Why is $SL_2(\mathbb F_4)\cong \operatorname{Alt}(5)$? What's wrong with my work?

Question

Why is $SL_2(\mathbb F_4)\cong \operatorname{Alt}(5)$? They both have order $60$ and if a group of order $60$ has more than one Sylow $5$-subgroup, it must be $\operatorname{Alt}(5)$. But I just can't find an element in $SL_2(\mathbb F_4)$ which is of order $5$, let alone two of them! What's more, there's no element in $\operatorname{Alt}(5)$ of order $4$, $\begin{pmatrix}1&1\\0&1\\\end{pmatrix}\in SL_2(\mathbb F_4)$ is an element of order $4$. There has to be something wrong here, which I can't figure out. What's wrong here though?

Answer 1

The problem seems to be not knowing what the field $\Bbb{F}_4$ looks like. Most notably, you should not confuse it with the residue class ring $\Bbb{Z}/4\Bbb{Z}$. That is not a field, because the class $\overline{2}$ has no multiplicative inverse.

The field $\Bbb{F}_4$ is an extension field of $\Bbb{F}_2$, in other words $\Bbb{F}_2\subset \Bbb{F}_4$ in such a way that both addition and multiplication are extended. This extension field can simply be described as

$$\Bbb{F}_4=\{0,1,\omega,\omega+1\},$$ where the arithmetic is determined by the obvious properties of $0$ and $1$, and the relations $1+1=0$ and $\omega^2=\omega+1$ (consequently $\omega^3=1$). If you are familiar with the method of constructing extension fields as quotient rings of the ring of polynomials over the base field, then you can use $$\Bbb{F}_4\simeq\Bbb{F}_2[x]/\langle x^2+x+1\rangle,$$ where the isomorphism sends $\omega\mapsto x+\langle x^2+x+1\rangle$. Here it is crucial that $x^2+x+1$ is an irreducible polynomial in $\Bbb{F}_2[x]$.

With these misunderstanding out of the way you can quickly verify that the set of matrices of the form $$ \left(\begin{array}{cc}1&x\\0&1\end{array}\right) $$ with $x$ ranging over $\Bbb{F}_4$ gives you a Sylow 2-subgroup isomorphic to the Klein 4-group.
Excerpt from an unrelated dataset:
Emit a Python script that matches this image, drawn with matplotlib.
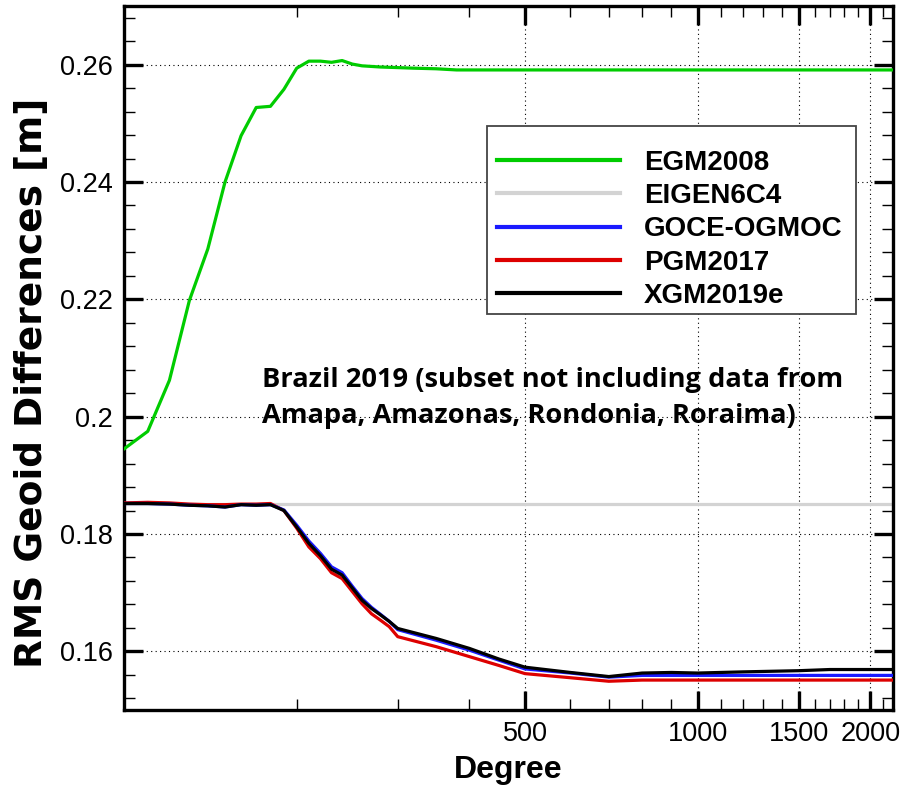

All the matrices of this form commute with each other, and have squares equal to $I_2$.

On the other hand, the matrix $$ B=\left(\begin{array}{cc}0&1\\1&\omega\end{array}\right) $$ can be shown to be of order five (check it to gain familiarity with the arithmetic of $\Bbb{F}_4$!). I constructed it as a companion matrix of the polynomial $$ p(x)=x^2+\omega x+1\in\Bbb{F}_4[x]. $$ If $\alpha$ is a zero of $p(x)$, we can check, repeatedly using the fact $p(\alpha)=0$, that $$ \begin{aligned} \alpha^2&=\omega\alpha+1,\\ \alpha^3&=\alpha\alpha^2=\omega\alpha^2+\alpha=(\omega^2+1)\alpha+\omega=\omega\alpha+\omega,\\ \alpha^4&=\alpha\alpha^3=\omega\alpha^2+\omega\alpha=(\omega+\omega^2)\alpha+\omega=\alpha+\omega,\\ \alpha^5&=\alpha\alpha^4=\alpha^2+\omega\alpha=1. \end{aligned} $$ So the zeros of $p(x)$ are two elements of order five in an extension field of $\Bbb{F}_4$.